A recent appellate case arose when a plaintiff was seriously burned after falling into a pool of hot water at the defendant’s chemical plant. The plant had multiple manufacturing units, but the facility was owned by DuPont. The unit where the plaintiff was injured was a formaldehyde production unit. Steam was a key part of the chemical production, and both steam and formaldehyde were supplied by D.B. Western, Inc., which built a formaldehyde manufacturing plant on land adjacent to the chemical plant. Steam pipes ran through the DuPont plant, and through them ran formaldehyde and steam from the adjacent plant.
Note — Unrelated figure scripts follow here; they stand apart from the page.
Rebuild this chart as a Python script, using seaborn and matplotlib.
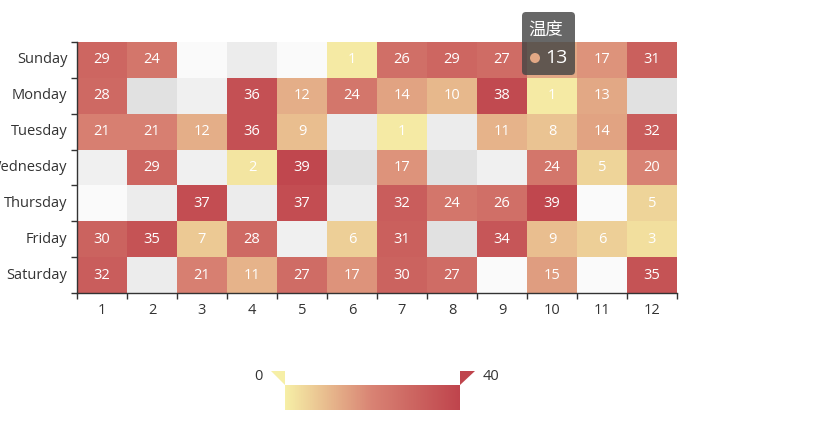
import numpy as np
import pandas as pd
import matplotlib
matplotlib.use("Agg")
import matplotlib.pyplot as plt
import seaborn as sns
from matplotlib.colors import LinearSegmentedColormap, ListedColormap
from matplotlib.patches import Polygon, FancyBboxPatch, Circle
from matplotlib.transforms import Affine2D

# ---------------- data ----------------
days = ["Sunday", "Monday", "Tuesday", "Wednesday", "Thursday", "Friday", "Saturday"]
months = ["1", "2", "3", "4", "5", "6", "7", "8", "9", "10", "11", "12"]
N = np.nan
sunday    = [29, 24, N, N, N, 1, 26, 29, 27, 13, 17, 31]
monday    = [28, N, N, 36, 12, 24, 14, 10, 38, 1, 13, N]
tuesday   = [21, 21, 12, 36, 9, N, 1, N, 11, 8, 14, 32]
wednesday = [N, 29, N, 2, 39, N, 17, N, N, 24, 5, 20]
thursday  = [N, N, 37, N, 37, N, 32, 24, 26, 39, N, 5]
friday    = [30, 35, 7, 28, N, 6, 31, N, 34, 9, 6, 3]
saturday  = [32, N, 21, 11, 27, 17, 30, 27, N, 15, N, 35]
vmin, vmax = 0, 40
palette = ["#f6efa6", "#d88273", "#bf444c"]
series_name = "温度"
tooltip_day, tooltip_month = "Sunday", "10"

df = pd.DataFrame([sunday, monday, tuesday, wednesday, thursday, friday, saturday],
                  index=days, columns=months)

# ---------------- style ----------------
sns.set_theme(style="white")
plt.rcParams["font.family"] = ["Open Sans", "Noto Sans CJK SC", "DejaVu Sans"]
TXT = "#333333"

W, H = 815, 448
fig = plt.figure(figsize=(W / 100, H / 100), dpi=100)
PX = Affine2D().scale(1 / 100, -1 / 100).translate(0, H / 100) + fig.dpi_scale_trans

ax = fig.add_axes([77 / W, 1 - 293 / H, 600 / W, 251 / H])

# split-area background (alternating stripes of both axes)
ri, ci = np.indices(df.shape)
bg = pd.DataFrame((ri % 2) * 2 + (ci % 2), index=days, columns=months)
sns.heatmap(bg, ax=ax, cmap=ListedColormap(["#fafafa", "#ececec", "#f0f0f0", "#e1e1e1"]),
            vmin=-0.5, vmax=3.5, cbar=False, xticklabels=months, yticklabels=days)

cmap = LinearSegmentedColormap.from_list("temp", palette)
n_before = len(ax.texts)
sns.heatmap(df, ax=ax, cmap=cmap, vmin=vmin, vmax=vmax, cbar=False,
            annot=True, fmt=".0f", annot_kws=dict(color="white", fontsize=10.5),
            xticklabels=months, yticklabels=days)

# the annotation of the hovered cell is hidden under the tooltip
tr = days.index(tooltip_day)
tc = months.index(tooltip_month)
for t in ax.texts[n_before:]:
    x, y = t.get_position()
    if abs(x - (tc + 0.5)) < 0.01 and abs(y - (tr + 0.5)) < 0.01:
        t.set_visible(False)

# axes / ticks
ax.set_xticks(np.arange(len(months)) + 0.5)
ax.set_xticklabels(months, rotation=0, color=TXT, fontsize=10.5)
ax.set_yticks(np.arange(len(days)) + 0.5)
ax.set_yticklabels(days, rotation=0, color=TXT, fontsize=10.5)
ax.set_xticks(np.arange(len(months) + 1), minor=True)
ax.set_yticks(np.arange(len(days) + 1), minor=True)
ax.tick_params(axis="x", which="major", length=0, pad=7)
ax.tick_params(axis="y", which="major", length=0, pad=7)
ax.tick_params(which="minor", length=4.5, width=1, color=TXT, direction="out",
               bottom=True, left=True)
ax.set_xlabel("")
ax.set_ylabel("")
for s in ["left", "bottom"]:
    ax.spines[s].set_visible(True)
    ax.spines[s].set_color(TXT)
    ax.spines[s].set_linewidth(1)
for s in ["top", "right"]:
    ax.spines[s].set_visible(False)

# ---------------- visual map ----------------
cax = fig.add_axes([285 / W, 1 - 410 / H, 175 / W, 25 / H])
cb = fig.colorbar(ax.collections[1], cax=cax, orientation="horizontal")
cb.outline.set_visible(False)
cb.set_ticks([])
fig.patches.append(Polygon([(271, 371), (285, 371), (285, 385)], closed=True,
                           facecolor=cmap(0.0), edgecolor="none", transform=PX))
fig.patches.append(Polygon([(460, 371), (475, 371), (460, 385)], closed=True,
                           facecolor=cmap(1.0), edgecolor="none", transform=PX))
fig.text(258, 377, f"{vmin}", transform=PX, ha="center", va="center", fontsize=10.5, color=TXT)
fig.text(491, 377, f"{vmax}", transform=PX, ha="center", va="center", fontsize=10.5, color=TXT)

# ---------------- tooltip ----------------
tip_val = df.loc[tooltip_day, tooltip_month]
fig.patches.append(FancyBboxPatch((522, 12), 53, 63, boxstyle="round,pad=0,rounding_size=4",
                                  facecolor=(0.27, 0.27, 0.27, 0.82), edgecolor="none",
                                  transform=PX, zorder=10))
fig.text(546, 32, series_name, transform=PX, ha="center", va="center",
         fontsize=12.5, color="white", zorder=11)
fig.patches.append(Circle((535, 58), 5, facecolor=cmap((tip_val - vmin) / (vmax - vmin)),
                          edgecolor="none", transform=PX, zorder=11))
fig.text(545, 58, f"{tip_val:.0f}", transform=PX, ha="left", va="center",
         fontsize=14, color="white", zorder=11)

fig.savefig("out.png", dpi=100)
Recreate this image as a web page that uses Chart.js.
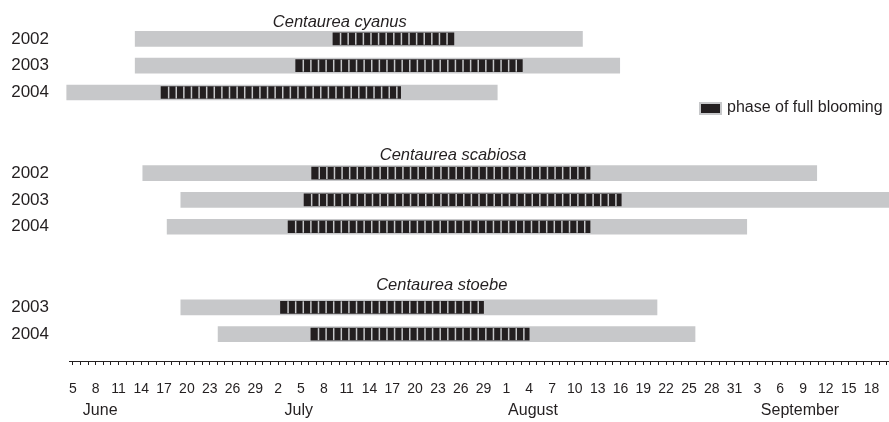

There were steam traps designed by D.B. Western that DuPont and its outside company Spirex Sarco were responsible for maintaining. In 2004, DuPont sold the formaldehyde unit to Invista, and the employees of DuPont working there, including the plaintiff, became Invista employees. Invista had a contract with the same contracting company to purchase the steam and inspect the pipeline system. The plaintiff was burned by hot condensate that was in a pool under a pipeline.
The plaintiff sued DuPont, the owner of the plant, alleging negligence in the design, construction, and maintenance of the pipeline and steam traps, as well as premises liability. With regard to premises liability, the plaintiff claimed he was an invitee of DuPont. The plaintiff’s wife alleged loss of consortium.